Notice that any message it sends out over an output at this point will come after the barrier it has sent on that output, thereby maintaining the correct partitioning. There is a latency cost to the temporary queuing on the inputs, but on the other hand you no longer need to write messages received before a barrier to disk as part of the snapshot.

A global snapshot taken using this modified Chandy-Lamport algorithm is called a checkpoint. The barriers partition messages into those associated with one checkpoint and those associated with the next. The checkpoint acts as a consistent recovery line, a global state that you can safely roll back to when recovering from failure.

Assuming that all processing is message-driven (as is true in stream processing systems like Wallaroo), the barriers also guard against message loss. This is because any pre-barrier message sent by a node will already be received and processed by the receiving node before it gets the barrier. Consequently, the local snapshot for that barrier will reflect the receipt of all pre-barrier messages. There will never be a recovery line that reflects a message send but no corresponding message receipt.

Wallaroo’s actor-based implementation

Wallaroo is implemented in the actor-based Pony programming language↗(opens in a new tab). This means that a Wallaroo execution graph consists of actors distributed over one or more UNIX processes. Actors communicate with each other asynchronously by passing messages.

On a single process, the Pony runtime provides ordering, reliability, and FIFO guarantees for messages sent from one actor to another. Wallaroo also includes infrastructure that allows actors to pass messages to each other across process boundaries over TCP connections.

A combination of TCP reliable delivery guarantees and Wallaroo infrastructure (which checks that messages are received in sequence and without gaps over the network) means that point-to-point connections between actors over the network are also FIFO. This is important because the barrier algorithm described above depends on reliable FIFO channels.

Based on a configurable interval, Wallaroo periodically initiates checkpoints by having a checkpoint initiator inject barriers at all source actors. These source actors snapshot their local state and then forward the barrier along all their outputs.

Downstream actors follow the modified Chandy-Lamport algorithm described above, blocking on inputs on which a barrier has arrived until they’ve received barriers over all inputs, at which point they also snapshot their local state and forward the barrier down their outputs. Once all sink actors receive their barriers and snapshot local state, they send acks to the checkpoint initiator, which triggers the checkpoint commit.

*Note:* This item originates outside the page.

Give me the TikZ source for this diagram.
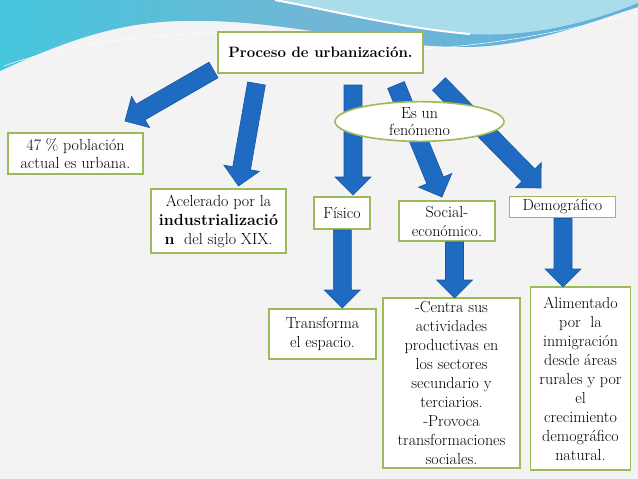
\documentclass[tikz,border=0pt]{standalone}
\usetikzlibrary{shapes.geometric,calc}
\definecolor{bgcol}{HTML}{F3F3F3}
\definecolor{boxgreen}{HTML}{9BBB59}
\definecolor{arrowblue}{HTML}{1F6BC2}
\definecolor{arrowedge}{HTML}{1755A3}
\definecolor{waveA}{HTML}{45C6DC}
\definecolor{waveB}{HTML}{72B6D6}
\definecolor{waveC}{HTML}{5FB2DD}
\definecolor{waveLight}{HTML}{AADCEA}
\newcommand{\blockarrow}[2]{%
 \path[blockarrow] let \p1=($(#2)-(#1)$), \n1={atan2(\y1,\x1)} in
 ($(#1)+(\n1+90:9pt)$) -- ($(#2)+(\n1+180:18pt)+(\n1+90:9pt)$) -- ($(#2)+(\n1+180:18pt)+(\n1+90:18pt)$) -- (#2) -- ($(#2)+(\n1+180:18pt)+(\n1-90:18pt)$) -- ($(#2)+(\n1+180:18pt)+(\n1-90:9pt)$) -- ($(#1)+(\n1-90:9pt)$) -- cycle;}
\tikzset{
 box/.style={draw=boxgreen, line width=1.6pt, fill=white, align=center, inner sep=0pt, font=\fontsize{16}{19}\selectfont},
 blockarrow/.style={fill=arrowblue, draw=arrowedge, line width=0.6pt, line join=miter},
}
\begin{document}
\begin{tikzpicture}[x=1pt,y=-1pt]
\useasboundingbox (0,0) rectangle (638,479);
\fill[bgcol] (0,0) rectangle (638,479);
% wave
\shade[left color=waveA, right color=waveC, middle color=waveB] (0,0) -- (638,0) -- (638,7) .. controls (590,22) and (530,47) .. (465,47) .. controls (400,47) and (340,34) .. (290,28) .. controls (240,21) and (180,17) .. (130,26) .. controls (80,35) and (35,55) .. (0,71) -- cycle;
\fill[waveLight] (275,0) .. controls (330,10) and (400,28) .. (470,34) .. controls (540,38) and (600,18) .. (638,3) -- (638,0) -- cycle;
\draw[white, line width=2pt] (275,0) .. controls (330,10) and (400,28) .. (470,34);
\draw[white, line width=0.5pt] (4,66) .. controls (80,38) and (200,28) .. (330,33);
\draw[white, line width=0.5pt] (420,49) .. controls (500,45) and (580,28) .. (638,12);

% nodes
\node[box, minimum width=205, minimum height=41, font=\fontsize{15}{18}\bfseries] (top) at (320.5,52.5) {Proceso de urbanización.};
\node[box, minimum width=135, minimum height=41, font=\fontsize{16}{18}\selectfont] (p47) at (75.5,153.5) {47 \% población\\actual es urbana.};
\node[box, minimum width=135, minimum height=64] (acel) at (218.5,221) {Acelerado por la\\\textbf{industrializació}\\\textbf{n}\ \ del siglo XIX.};
\node[box, minimum width=56, minimum height=32] (fis) at (342,213) {Físico};
\node[box, minimum width=96, minimum height=40] (soc) at (447,221) {Social-\\económico.};
\node[box, minimum width=106, minimum height=21] (dem) at (562.5,207) {Demográfico};
\node[box, minimum width=107, minimum height=50] (tra) at (322.5,334) {Transforma\\el espacio.};
\node[box, minimum width=137, minimum height=170] (cen) at (451.5,383) {-Centra sus\\actividades\\productivas en\\los sectores\\secundario y\\terciarios.\\-Provoca\\transformaciones\\sociales.};
\node[box, minimum width=100, minimum height=183] (ali) at (580.5,378.5) {Alimentado\\por\ \ la\\inmigración\\desde áreas\\rurales y por\\el\\crecimiento\\demográfico\\natural.};

% arrow ends
\coordinate (a1s) at (213.5,70);  \coordinate (a1e) at (125,121);
\coordinate (a2s) at (256.5,83.5); \coordinate (a2e) at (238.5,186);
\coordinate (a3s) at (353,85);    \coordinate (a3e) at (353,195);
\coordinate (a4s) at (396,85);    \coordinate (a4e) at (442,197);
\coordinate (a5s) at (439,84);    \coordinate (a5e) at (541,188);
\coordinate (a6s) at (342.3,230); \coordinate (a6e) at (342.3,308);
\coordinate (a7s) at (454.5,242); \coordinate (a7e) at (454.5,298);
\coordinate (a8s) at (563,218.5); \coordinate (a8e) at (563,287);
\blockarrow{a1s}{a1e}
\blockarrow{a2s}{a2e}
\blockarrow{a3s}{a3e}
\blockarrow{a4s}{a4e}
\blockarrow{a5s}{a5e}
\blockarrow{a6s}{a6e}
\blockarrow{a7s}{a7e}
\blockarrow{a8s}{a8e}

\node[ellipse, draw=boxgreen, line width=1.6pt, fill=white, minimum width=169, minimum height=38, inner sep=0pt, align=center, font=\fontsize{16}{17}\selectfont] (fen) at (419.5,121.5) {Es un\\fenómeno};
\end{tikzpicture}
\end{document}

On recovery from failure, the system rolls back to the last checkpoint that was successfully committed. The sources are then free to request replay from upstreams, starting immediately after the last message they received as part of the checkpoint they rolled back to. At this point Wallaroo resumes normal processing.

If all Wallaroo consumers can participate in 2 phase commit (or if, given some caveats, they ensure idempotence), then our checkpoints can be used to support effectively-once semantics.